The time taken to complete extremely complex tests with any real accuracy is often prohibitive and so the engineering world has had to live with inefficient estimates for some time now. With the scientific world reporting accelerated tests of up to 250 times their standard set-ups, less material leading to lighter and stronger equipment and in the case of engines, with more efficient fuel usage, will be the norm.
Trickling down from the scientific community, a number of well-known PC manufacturers, including Dell, have already jumped on the Tesla cart. Available now is Dell's Precision T7400 workstation featuring the single GPU C1060 model of Nvidia's Tesla with a 4 GPU S1070 1U rack system also available.

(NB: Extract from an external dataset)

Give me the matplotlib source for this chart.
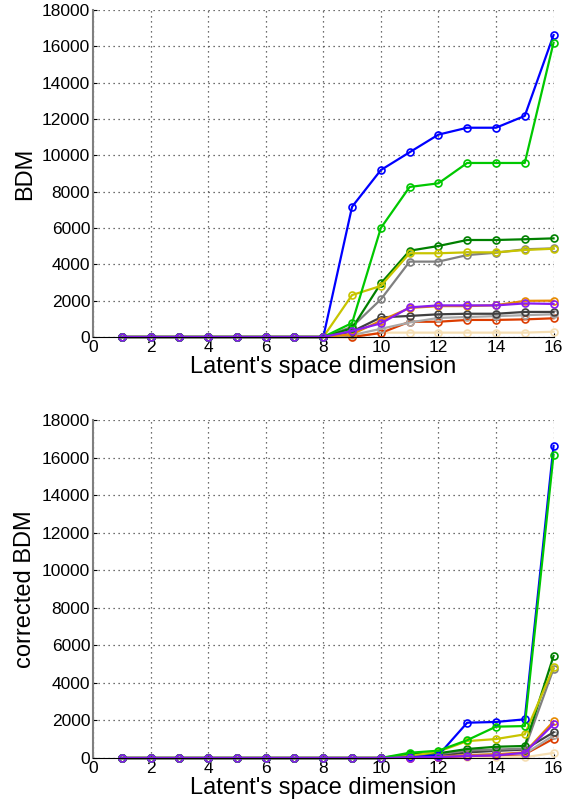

Prices are dependent on the overall spec chosen, but expect to pay less than $10,000 for a system that, for certain applications at least, could out-perform a CPU-only based system 10 times its price.
Intel, with Larabee, and AMD/ATi, with Stream, are both likely to get in on the GPGPU act from late 2009. Once we get some decent price competition, you could be looking at a sub-£1,000 supercomputer sitting under your desk chucking out 10,000 fps of Crysis mayhem!
What is CUDA?
CUDA, originally derived from Compute Unified Device Architecture, is the computing engine inside Nvidia's GPUs. It can be directly programmed using the industry standard C programming language, with a few extensions. APIs such as OpenCL and DirectX 11 are also supported. OpenCL, or the Open Computing Language, is used for heterogeneous programming - tasking data processing across parallel GPU and CPU setups, which heralds a future for mainstream applications to benefit from Tesla and similar products.
Using CUDA, the latest Nvidia GPUs effectively become open architectures, much like CPUs, with the caveat that GPUs are most suitable to processing applications where the data sets are vast and formatted to run over the parallel "many-core" architecture of a GPU's shader thread environment. Traditionally, games rendering and physics calculations have been perfectly suited to this environment but now CUDA is being used to accelerate non-graphical applications such as engineering and stock markets trends analysis.